Arizona raises a number of arguments, some narrowly focused on Cruz’s case and others addressing broader concepts, like the relationship between state and federal courts in reviewing a state petitioner’s post-conviction claims. First, Arizona explains that Cruz failed to request a specific jury instruction invoking Simmons even though it was well-settled law by the time of his trial. As a result of this failure, Arizona argues that the issue is not available for state courts to review in post-conviction proceedings. According to Arizona, Cruz’s reliance on Rule 32.1(g) is improper because Lynch did not constitute a “significant change in the law,” it merely applied existing law as established in Simmons. And because Cruz missed his opportunity to properly raise the Simmons issue during trial, he cannot now point to Lynch as being a significant change in the law to obtain relief from Arizona courts. Rule 32 places limits on what Arizona courts can review in collateral proceedings (the appeal process after direct review), and since Cruz failed to meet the requirements of the rule, Arizona courts cannot consider the merits of his federal constitutional claim under Simmons. Moreover, Arizona argues that its decision denying Cruz relief rests on adequate and independent state-law grounds, thus precluding federal review of the claim.

This is why I’ve come to oppose the death penalty.

When a man’s life is in the balance, playing silly games is not something a free society should tolerate. If the prosecutor claims a man presents enough of a future danger to society that he merits killing, his defense attorney should be able to rebut that claim. If the prosecutor wants to refine that argument to claim the man on trial is a future danger to fellow convicts and correctional officers, he can make that case and back it up with plausible evidence. In this case, the jury did not believe the “future dangerousness” argument but was led to believe that life without parole, the statutory punishment, was off the table.

The jury foreperson said after the sentencing that jurors wanted to find a reason to be lenient, but they did not think they had “an option to vote for life in prison without possibility of parole,” so they voted for the death sentence, according to Cruz’s petition.

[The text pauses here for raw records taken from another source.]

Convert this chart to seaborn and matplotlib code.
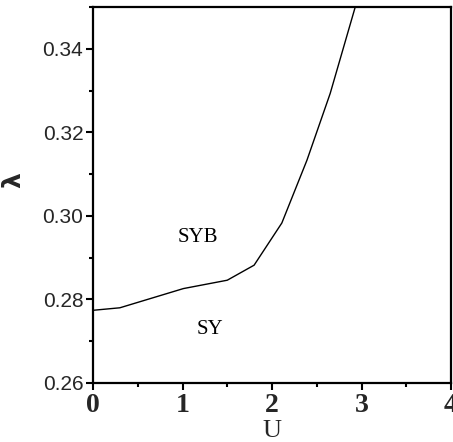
import matplotlib
matplotlib.use("Agg")
import matplotlib.pyplot as plt
import seaborn as sns
import pandas as pd
from matplotlib.ticker import MultipleLocator

# Phase boundary data
U_vals = [0.0, 0.30, 1.01, 1.50, 1.80, 2.11, 2.39, 2.65, 2.93]
lam_vals = [0.2774, 0.2780, 0.2826, 0.2846, 0.2882, 0.2983, 0.3133, 0.3293, 0.3500]
x_ticks = [0, 1, 2, 3, 4]
y_ticks = [0.26, 0.28, 0.30, 0.32, 0.34]
y_tick_labels = ["0.26", "0.28", "0.30", "0.32", "0.34"]
region_labels = ["SYB", "SY"]
region_U = [1.17, 1.31]
region_lam = [0.2949, 0.2727]

sns.set_theme(style="white")
plt.rcParams['font.family'] = ['DejaVu Sans']

df = pd.DataFrame({"U": U_vals, "lam": lam_vals})

fig = plt.figure(figsize=(4.53, 4.42), dpi=100)
ax = fig.add_axes([0.2053, 0.1335, 0.7903, 0.8507])

sns.lineplot(data=df, x="U", y="lam", sort=False, color="black", linewidth=1.0, ax=ax)

ax.set_xlim(0, 4)
ax.set_ylim(0.26, 0.35)
ax.set_xticks(x_ticks)
ax.set_yticks(y_ticks)
ax.xaxis.set_minor_locator(MultipleLocator(0.5))
ax.yaxis.set_minor_locator(MultipleLocator(0.01))
ax.set_yticklabels(y_tick_labels, fontfamily="Liberation Sans", fontsize=15)
ax.set_xticklabels([str(t) for t in x_ticks], fontfamily="Liberation Serif",
                   fontsize=20, fontweight="bold")

ax.tick_params(axis="both", which="major", direction="out", length=5, width=1.5,
               color="black", bottom=True, left=True, top=False, right=False, pad=2)
ax.tick_params(axis="both", which="minor", direction="out", length=3, width=1.5,
               color="black", bottom=True, left=True, top=False, right=False)

for s in ax.spines.values():
    s.set_visible(True)
    s.set_color("black")
    s.set_linewidth(1.6)

ax.set_xlabel("U", fontfamily="Liberation Serif", fontsize=19, labelpad=2)
ax.set_ylabel("λ", fontfamily="DejaVu Sans", fontsize=18, fontweight="bold", rotation=90)
ax.yaxis.set_label_coords(-0.19, 0.54)

for lab, u, l in zip(region_labels, region_U, region_lam):
    ax.text(u, l, lab, fontfamily="Liberation Serif", fontsize=15,
            ha="center", va="center", color="black")

fig.savefig("out.png", dpi=100)
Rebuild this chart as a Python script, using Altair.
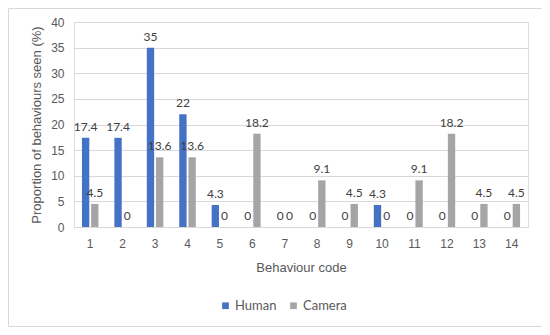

I don’t have a problem with Cruz being sentenced to death. I have a huge problem with the stupid stunt the prosecutor and trial judge contrived to pull to put him on death row. There is no doubt that Arizona has devoted nearly 20 years in its quest to kill Cruz, despite Supreme Court decisions to the contrary because he killed a police officer, the first such crime in Tucson in over 20 years. I have a problem with Arizona pigheadedly deciding it did not have to obey a Supreme Court decision. I really have a problem with the bad faith gamesmanship Arizona is engaging in to kill Cruz despite the Supreme Court ruling twice that what happened at his trial was illegal. And never forget, if a state thinks it can get away with ignoring Supreme Court precedent and rulings to kill you, why do you think you have a chance in any other encounter with it?

We’ve made the death penalty a game. It takes so long to carry out a death sentence, and the chances of a death sentence surviving appeal are so small that sane people can’t argue a deterrent value. I’m a Catholic; I believe in retributive justice. However, I don’t believe that end is achieved when a man spends several decades awaiting his punishment, or the victim’s family sees justice delayed by a generation or more.

By elevating the death penalty to a game, we’ve put justice aside in favor of scorekeeping. If the death penalty does not provide deterrence, closure to families, or even retribution, all we are left with is the notches on the gavel. Millions, if not billions, of dollars are drained from productive activity to support capital trials where the issue is not whether a man should be put to death; it is not even about guilt or innocence; it is nothing more than a way for attorneys to demonstrate their skill and trickery.

In short, we, as a society, aren’t serious about the death penalty. It only exists as a tool politicians use to motivate their voters and, by the scummiest of district attorneys, to bolster their resumes. It serves no societal function, and it is not worthy of our support.